▶ REQUIREMENT:
Locate the line that contains "Rebuild this chart" and the line that contains "0.00033, 0.0, 0.00055]". Copy both of them exactly, together with every line between them, and no others.

▶ TASK DATA:
___
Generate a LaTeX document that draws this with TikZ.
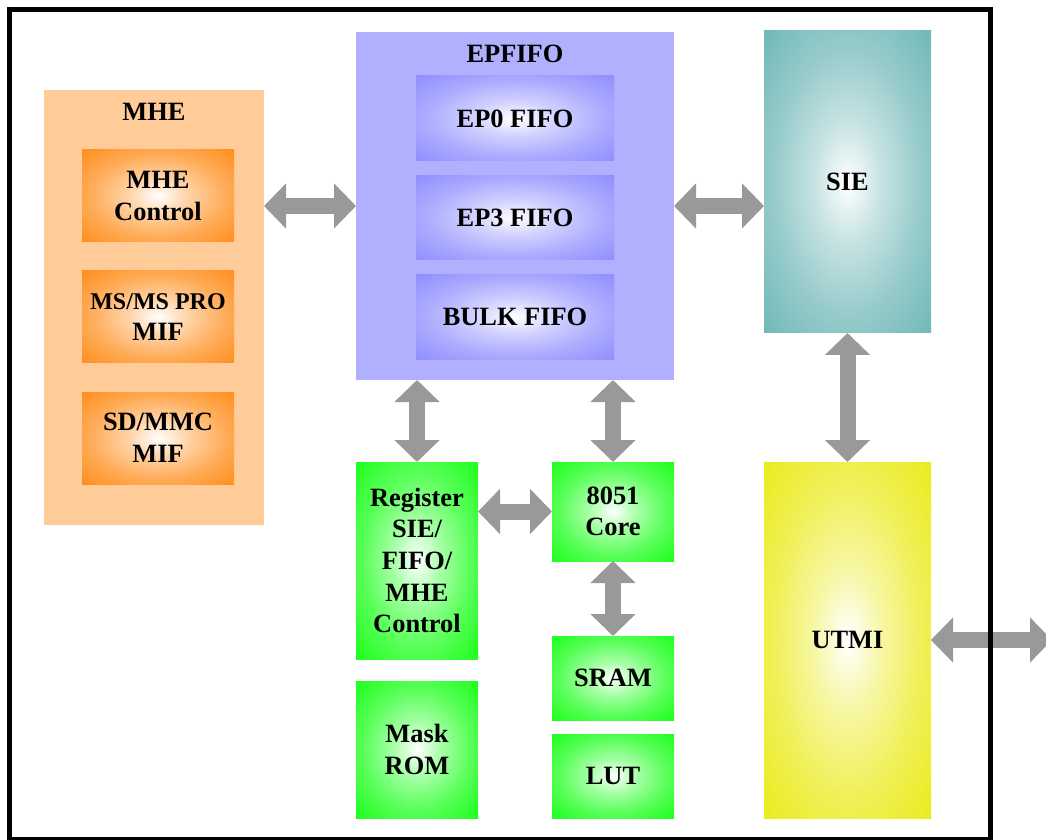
___
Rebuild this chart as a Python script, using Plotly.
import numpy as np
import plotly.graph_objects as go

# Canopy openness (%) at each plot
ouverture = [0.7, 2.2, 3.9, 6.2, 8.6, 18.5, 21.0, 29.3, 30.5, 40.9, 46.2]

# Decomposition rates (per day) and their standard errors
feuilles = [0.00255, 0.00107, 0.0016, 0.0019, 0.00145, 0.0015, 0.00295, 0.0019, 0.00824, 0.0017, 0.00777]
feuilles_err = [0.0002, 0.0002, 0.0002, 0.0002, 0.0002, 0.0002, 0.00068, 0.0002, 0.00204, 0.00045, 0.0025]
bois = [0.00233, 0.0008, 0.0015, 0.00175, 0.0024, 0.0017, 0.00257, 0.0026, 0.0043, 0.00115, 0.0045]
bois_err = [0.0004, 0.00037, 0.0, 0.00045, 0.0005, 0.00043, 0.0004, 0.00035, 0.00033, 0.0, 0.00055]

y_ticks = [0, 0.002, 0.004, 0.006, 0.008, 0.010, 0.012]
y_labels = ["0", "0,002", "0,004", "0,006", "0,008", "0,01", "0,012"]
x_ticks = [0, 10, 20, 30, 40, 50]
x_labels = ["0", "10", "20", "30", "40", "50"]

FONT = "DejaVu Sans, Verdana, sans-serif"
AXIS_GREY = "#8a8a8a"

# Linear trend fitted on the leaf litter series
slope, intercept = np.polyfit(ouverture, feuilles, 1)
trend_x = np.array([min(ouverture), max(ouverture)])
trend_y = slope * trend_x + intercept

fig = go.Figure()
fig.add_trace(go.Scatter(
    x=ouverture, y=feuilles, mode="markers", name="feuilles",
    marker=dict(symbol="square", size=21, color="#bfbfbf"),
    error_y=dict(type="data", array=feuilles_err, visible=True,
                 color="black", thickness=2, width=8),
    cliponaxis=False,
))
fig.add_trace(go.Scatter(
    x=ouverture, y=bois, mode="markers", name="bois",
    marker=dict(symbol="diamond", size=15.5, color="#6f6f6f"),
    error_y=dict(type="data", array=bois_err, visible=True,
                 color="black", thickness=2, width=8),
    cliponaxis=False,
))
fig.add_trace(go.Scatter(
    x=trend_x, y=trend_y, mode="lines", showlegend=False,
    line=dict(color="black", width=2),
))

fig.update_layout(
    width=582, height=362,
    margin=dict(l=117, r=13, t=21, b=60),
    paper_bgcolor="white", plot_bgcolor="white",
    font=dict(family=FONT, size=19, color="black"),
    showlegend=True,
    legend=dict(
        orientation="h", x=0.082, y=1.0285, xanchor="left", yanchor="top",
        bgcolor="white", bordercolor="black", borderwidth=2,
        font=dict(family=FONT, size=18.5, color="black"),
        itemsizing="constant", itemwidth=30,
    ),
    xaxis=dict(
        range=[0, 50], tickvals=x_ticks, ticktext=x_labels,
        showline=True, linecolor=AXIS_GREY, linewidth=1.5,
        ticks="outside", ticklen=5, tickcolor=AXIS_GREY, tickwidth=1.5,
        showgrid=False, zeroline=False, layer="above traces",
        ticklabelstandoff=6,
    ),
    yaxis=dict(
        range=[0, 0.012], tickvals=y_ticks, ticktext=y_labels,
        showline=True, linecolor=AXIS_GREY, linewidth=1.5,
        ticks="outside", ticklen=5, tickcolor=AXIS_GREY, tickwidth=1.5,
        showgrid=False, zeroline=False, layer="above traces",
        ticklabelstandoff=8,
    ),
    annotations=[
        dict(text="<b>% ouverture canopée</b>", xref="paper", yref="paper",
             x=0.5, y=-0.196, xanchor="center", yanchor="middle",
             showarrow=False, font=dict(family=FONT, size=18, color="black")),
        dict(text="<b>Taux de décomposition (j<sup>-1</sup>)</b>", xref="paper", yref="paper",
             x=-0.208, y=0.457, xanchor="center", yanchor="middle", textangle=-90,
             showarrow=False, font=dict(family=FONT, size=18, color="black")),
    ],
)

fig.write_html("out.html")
___
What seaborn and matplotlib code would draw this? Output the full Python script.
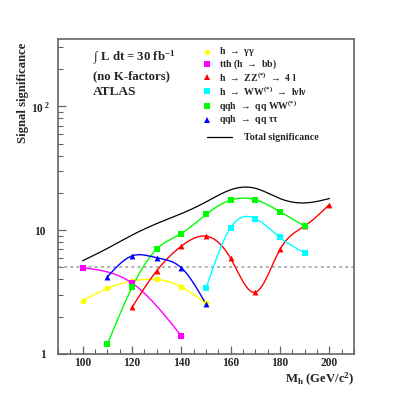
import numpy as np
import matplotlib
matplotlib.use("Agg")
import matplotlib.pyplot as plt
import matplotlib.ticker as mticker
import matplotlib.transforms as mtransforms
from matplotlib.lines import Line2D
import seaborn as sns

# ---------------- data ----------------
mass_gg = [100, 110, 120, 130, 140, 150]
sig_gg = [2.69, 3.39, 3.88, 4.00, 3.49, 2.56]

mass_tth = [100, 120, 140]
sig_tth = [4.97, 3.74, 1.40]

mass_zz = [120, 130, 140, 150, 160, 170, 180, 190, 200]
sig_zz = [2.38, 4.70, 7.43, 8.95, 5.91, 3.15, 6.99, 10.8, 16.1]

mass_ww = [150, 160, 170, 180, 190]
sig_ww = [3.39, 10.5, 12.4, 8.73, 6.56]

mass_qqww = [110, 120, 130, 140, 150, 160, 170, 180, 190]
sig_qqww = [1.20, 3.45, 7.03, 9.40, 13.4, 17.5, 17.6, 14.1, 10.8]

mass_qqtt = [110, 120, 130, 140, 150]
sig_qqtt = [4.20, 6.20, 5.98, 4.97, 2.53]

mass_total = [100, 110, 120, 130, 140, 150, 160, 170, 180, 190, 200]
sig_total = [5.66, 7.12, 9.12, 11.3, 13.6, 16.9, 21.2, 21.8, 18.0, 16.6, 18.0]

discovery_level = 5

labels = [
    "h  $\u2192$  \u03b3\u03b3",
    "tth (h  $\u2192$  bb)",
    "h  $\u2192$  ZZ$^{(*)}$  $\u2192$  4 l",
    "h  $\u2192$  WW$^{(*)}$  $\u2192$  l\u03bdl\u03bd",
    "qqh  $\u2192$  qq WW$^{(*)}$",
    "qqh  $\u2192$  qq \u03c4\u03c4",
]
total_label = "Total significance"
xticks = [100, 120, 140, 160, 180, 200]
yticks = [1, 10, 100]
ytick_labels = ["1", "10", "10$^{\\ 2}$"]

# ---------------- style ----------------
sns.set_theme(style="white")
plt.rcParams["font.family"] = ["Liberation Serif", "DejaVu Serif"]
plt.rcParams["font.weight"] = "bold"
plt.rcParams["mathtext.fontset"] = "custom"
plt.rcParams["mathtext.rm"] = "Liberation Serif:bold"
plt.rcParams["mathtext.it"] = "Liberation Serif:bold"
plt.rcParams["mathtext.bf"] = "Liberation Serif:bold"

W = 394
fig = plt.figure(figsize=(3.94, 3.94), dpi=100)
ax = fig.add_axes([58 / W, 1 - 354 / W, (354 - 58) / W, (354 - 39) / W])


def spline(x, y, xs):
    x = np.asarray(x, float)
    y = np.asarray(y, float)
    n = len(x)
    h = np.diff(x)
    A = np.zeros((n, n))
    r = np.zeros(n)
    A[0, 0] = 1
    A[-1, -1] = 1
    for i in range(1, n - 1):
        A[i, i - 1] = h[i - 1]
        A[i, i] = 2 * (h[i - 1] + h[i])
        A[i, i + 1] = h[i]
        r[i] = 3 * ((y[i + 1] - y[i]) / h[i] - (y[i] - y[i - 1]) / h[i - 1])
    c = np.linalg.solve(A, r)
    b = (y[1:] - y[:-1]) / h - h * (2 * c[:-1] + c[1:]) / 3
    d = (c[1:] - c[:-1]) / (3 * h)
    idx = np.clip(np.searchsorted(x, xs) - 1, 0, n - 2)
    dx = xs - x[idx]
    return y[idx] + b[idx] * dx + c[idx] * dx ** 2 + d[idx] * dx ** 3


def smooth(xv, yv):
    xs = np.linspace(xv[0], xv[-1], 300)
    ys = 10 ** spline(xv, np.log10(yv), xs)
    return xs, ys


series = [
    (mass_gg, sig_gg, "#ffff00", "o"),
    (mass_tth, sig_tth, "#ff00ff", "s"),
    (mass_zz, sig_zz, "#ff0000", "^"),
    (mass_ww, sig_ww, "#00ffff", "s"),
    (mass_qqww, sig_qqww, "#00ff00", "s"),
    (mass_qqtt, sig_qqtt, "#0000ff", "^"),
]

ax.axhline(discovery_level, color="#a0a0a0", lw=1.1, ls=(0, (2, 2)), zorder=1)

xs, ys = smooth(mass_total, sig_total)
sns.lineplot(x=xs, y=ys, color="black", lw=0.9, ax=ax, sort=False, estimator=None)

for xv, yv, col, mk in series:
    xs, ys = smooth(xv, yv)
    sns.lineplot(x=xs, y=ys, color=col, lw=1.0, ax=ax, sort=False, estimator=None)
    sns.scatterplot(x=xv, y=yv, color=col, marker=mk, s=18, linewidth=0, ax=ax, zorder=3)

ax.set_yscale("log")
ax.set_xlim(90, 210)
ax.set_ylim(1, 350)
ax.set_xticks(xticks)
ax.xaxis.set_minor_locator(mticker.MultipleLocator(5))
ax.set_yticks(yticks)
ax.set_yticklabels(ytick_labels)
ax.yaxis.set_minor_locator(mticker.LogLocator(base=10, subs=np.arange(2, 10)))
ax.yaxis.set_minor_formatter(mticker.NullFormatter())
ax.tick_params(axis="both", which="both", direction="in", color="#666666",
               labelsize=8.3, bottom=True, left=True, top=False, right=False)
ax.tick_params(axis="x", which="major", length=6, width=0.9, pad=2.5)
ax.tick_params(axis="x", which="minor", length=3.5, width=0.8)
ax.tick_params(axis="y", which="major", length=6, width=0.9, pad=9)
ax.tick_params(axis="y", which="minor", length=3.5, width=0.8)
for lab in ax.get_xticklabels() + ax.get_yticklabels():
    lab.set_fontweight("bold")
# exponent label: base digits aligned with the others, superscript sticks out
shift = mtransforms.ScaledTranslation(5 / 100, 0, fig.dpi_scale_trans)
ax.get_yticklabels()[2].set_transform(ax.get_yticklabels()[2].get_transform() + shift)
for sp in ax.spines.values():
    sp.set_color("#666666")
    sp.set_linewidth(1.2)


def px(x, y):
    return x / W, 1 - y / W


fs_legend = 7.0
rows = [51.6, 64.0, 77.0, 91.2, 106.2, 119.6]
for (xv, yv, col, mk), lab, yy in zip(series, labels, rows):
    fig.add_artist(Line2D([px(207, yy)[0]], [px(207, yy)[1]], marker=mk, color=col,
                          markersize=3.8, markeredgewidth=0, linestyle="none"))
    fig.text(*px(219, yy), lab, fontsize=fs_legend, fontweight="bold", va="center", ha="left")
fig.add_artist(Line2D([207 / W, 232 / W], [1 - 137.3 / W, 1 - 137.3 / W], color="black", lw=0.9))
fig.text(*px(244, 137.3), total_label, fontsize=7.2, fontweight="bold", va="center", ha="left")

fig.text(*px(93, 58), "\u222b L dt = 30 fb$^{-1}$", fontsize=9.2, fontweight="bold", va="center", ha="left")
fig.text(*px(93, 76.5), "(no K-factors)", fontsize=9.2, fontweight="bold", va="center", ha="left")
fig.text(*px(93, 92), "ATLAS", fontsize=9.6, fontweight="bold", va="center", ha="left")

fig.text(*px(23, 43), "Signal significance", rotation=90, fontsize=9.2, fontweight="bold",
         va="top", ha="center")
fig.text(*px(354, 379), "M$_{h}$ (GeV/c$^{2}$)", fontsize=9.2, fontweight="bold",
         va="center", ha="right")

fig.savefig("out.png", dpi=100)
___
▶ WRITTEN ANSWER:
Rebuild this chart as a Python script, using Plotly.
import numpy as np
import plotly.graph_objects as go

# Canopy openness (%) at each plot
ouverture = [0.7, 2.2, 3.9, 6.2, 8.6, 18.5, 21.0, 29.3, 30.5, 40.9, 46.2]

# Decomposition rates (per day) and their standard errors
feuilles = [0.00255, 0.00107, 0.0016, 0.0019, 0.00145, 0.0015, 0.00295, 0.0019, 0.00824, 0.0017, 0.00777]
feuilles_err = [0.0002, 0.0002, 0.0002, 0.0002, 0.0002, 0.0002, 0.00068, 0.0002, 0.00204, 0.00045, 0.0025]
bois = [0.00233, 0.0008, 0.0015, 0.00175, 0.0024, 0.0017, 0.00257, 0.0026, 0.0043, 0.00115, 0.0045]
bois_err = [0.0004, 0.00037, 0.0, 0.00045, 0.0005, 0.00043, 0.0004, 0.00035, 0.00033, 0.0, 0.00055]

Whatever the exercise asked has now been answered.